## [Written exercise]
Take the listing and print it in full, exactly as given.

## [Supplied data]
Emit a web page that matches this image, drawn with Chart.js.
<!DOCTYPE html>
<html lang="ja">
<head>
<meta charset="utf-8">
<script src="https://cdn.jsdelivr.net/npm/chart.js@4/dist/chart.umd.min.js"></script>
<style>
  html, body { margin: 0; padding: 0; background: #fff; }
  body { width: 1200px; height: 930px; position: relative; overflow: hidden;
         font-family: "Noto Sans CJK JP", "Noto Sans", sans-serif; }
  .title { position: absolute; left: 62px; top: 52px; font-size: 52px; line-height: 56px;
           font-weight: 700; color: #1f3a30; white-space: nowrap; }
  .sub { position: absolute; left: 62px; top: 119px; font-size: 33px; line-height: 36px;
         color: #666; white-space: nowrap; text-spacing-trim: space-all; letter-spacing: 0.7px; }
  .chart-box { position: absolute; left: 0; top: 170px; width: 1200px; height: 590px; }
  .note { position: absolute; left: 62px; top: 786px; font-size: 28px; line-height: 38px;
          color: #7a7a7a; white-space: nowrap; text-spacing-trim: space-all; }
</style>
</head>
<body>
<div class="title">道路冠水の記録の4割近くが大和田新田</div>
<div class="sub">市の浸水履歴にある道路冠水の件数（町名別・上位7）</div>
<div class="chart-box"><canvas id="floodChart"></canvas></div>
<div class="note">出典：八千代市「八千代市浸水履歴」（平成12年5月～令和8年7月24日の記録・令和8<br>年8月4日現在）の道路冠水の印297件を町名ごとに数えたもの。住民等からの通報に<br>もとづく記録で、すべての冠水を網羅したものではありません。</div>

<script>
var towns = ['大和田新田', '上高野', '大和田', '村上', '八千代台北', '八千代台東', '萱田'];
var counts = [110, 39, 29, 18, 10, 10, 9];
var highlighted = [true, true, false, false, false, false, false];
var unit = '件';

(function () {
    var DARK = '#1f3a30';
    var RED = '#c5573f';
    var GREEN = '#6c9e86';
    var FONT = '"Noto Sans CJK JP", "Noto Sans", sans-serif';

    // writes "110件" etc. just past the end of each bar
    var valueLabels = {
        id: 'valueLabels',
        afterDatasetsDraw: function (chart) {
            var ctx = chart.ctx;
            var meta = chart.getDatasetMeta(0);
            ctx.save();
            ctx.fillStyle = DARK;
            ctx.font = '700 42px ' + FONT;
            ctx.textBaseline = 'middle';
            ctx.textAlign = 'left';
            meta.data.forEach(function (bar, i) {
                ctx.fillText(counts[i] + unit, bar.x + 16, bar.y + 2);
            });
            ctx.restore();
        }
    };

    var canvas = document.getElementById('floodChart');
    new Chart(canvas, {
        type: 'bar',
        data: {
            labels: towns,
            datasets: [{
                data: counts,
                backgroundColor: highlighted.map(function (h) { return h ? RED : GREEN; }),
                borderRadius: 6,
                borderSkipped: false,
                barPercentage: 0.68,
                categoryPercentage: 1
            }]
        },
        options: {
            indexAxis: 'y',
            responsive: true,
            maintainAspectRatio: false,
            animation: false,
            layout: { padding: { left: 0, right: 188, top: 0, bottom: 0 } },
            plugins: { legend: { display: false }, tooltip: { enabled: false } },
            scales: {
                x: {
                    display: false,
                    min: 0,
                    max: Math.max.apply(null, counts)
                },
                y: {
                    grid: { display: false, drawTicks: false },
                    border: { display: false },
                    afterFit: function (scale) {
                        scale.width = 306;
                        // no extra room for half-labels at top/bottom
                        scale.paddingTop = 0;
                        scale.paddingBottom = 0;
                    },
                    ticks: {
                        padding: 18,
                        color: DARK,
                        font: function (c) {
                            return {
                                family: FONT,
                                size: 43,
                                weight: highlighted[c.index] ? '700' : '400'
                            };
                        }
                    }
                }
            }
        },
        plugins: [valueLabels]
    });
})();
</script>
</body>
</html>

## [Output for this task]
Emit a web page that matches this image, drawn with Chart.js.
<!DOCTYPE html>
<html lang="ja">
<head>
<meta charset="utf-8">
<script src="https://cdn.jsdelivr.net/npm/chart.js@4/dist/chart.umd.min.js"></script>
<style>
  html, body { margin: 0; padding: 0; background: #fff; }
  body { width: 1200px; height: 930px; position: relative; overflow: hidden;
         font-family: "Noto Sans CJK JP", "Noto Sans", sans-serif; }
  .title { position: absolute; left: 62px; top: 52px; font-size: 52px; line-height: 56px;
           font-weight: 700; color: #1f3a30; white-space: nowrap; }
  .sub { position: absolute; left: 62px; top: 119px; font-size: 33px; line-height: 36px;
         color: #666; white-space: nowrap; text-spacing-trim: space-all; letter-spacing: 0.7px; }
  .chart-box { position: absolute; left: 0; top: 170px; width: 1200px; height: 590px; }
  .note { position: absolute; left: 62px; top: 786px; font-size: 28px; line-height: 38px;
          color: #7a7a7a; white-space: nowrap; text-spacing-trim: space-all; }
</style>
</head>
<body>
<div class="title">道路冠水の記録の4割近くが大和田新田</div>
<div class="sub">市の浸水履歴にある道路冠水の件数（町名別・上位7）</div>
<div class="chart-box"><canvas id="floodChart"></canvas></div>
<div class="note">出典：八千代市「八千代市浸水履歴」（平成12年5月～令和8年7月24日の記録・令和8<br>年8月4日現在）の道路冠水の印297件を町名ごとに数えたもの。住民等からの通報に<br>もとづく記録で、すべての冠水を網羅したものではありません。</div>

<script>
var towns = ['大和田新田', '上高野', '大和田', '村上', '八千代台北', '八千代台東', '萱田'];
var counts = [110, 39, 29, 18, 10, 10, 9];
var highlighted = [true, true, false, false, false, false, false];
var unit = '件';

(function () {
    var DARK = '#1f3a30';
    var RED = '#c5573f';
    var GREEN = '#6c9e86';
    var FONT = '"Noto Sans CJK JP", "Noto Sans", sans-serif';

    // writes "110件" etc. just past the end of each bar
    var valueLabels = {
        id: 'valueLabels',
        afterDatasetsDraw: function (chart) {
            var ctx = chart.ctx;
            var meta = chart.getDatasetMeta(0);
            ctx.save();
            ctx.fillStyle = DARK;
            ctx.font = '700 42px ' + FONT;
            ctx.textBaseline = 'middle';
            ctx.textAlign = 'left';
            meta.data.forEach(function (bar, i) {
                ctx.fillText(counts[i] + unit, bar.x + 16, bar.y + 2);
            });
            ctx.restore();
        }
    };

    var canvas = document.getElementById('floodChart');
    new Chart(canvas, {
        type: 'bar',
        data: {
            labels: towns,
            datasets: [{
                data: counts,
                backgroundColor: highlighted.map(function (h) { return h ? RED : GREEN; }),
                borderRadius: 6,
                borderSkipped: false,
                barPercentage: 0.68,
                categoryPercentage: 1
            }]
        },
        options: {
            indexAxis: 'y',
            responsive: true,
            maintainAspectRatio: false,
            animation: false,
            layout: { padding: { left: 0, right: 188, top: 0, bottom: 0 } },
            plugins: { legend: { display: false }, tooltip: { enabled: false } },
            scales: {
                x: {
                    display: false,
                    min: 0,
                    max: Math.max.apply(null, counts)
                },
                y: {
                    grid: { display: false, drawTicks: false },
                    border: { display: false },
                    afterFit: function (scale) {
                        scale.width = 306;
                        // no extra room for half-labels at top/bottom
                        scale.paddingTop = 0;
                        scale.paddingBottom = 0;
                    },
                    ticks: {
                        padding: 18,
                        color: DARK,
                        font: function (c) {
                            return {
                                family: FONT,
                                size: 43,
                                weight: highlighted[c.index] ? '700' : '400'
                            };
                        }
                    }
                }
            }
        },
        plugins: [valueLabels]
    });
})();
</script>
</body>
</html>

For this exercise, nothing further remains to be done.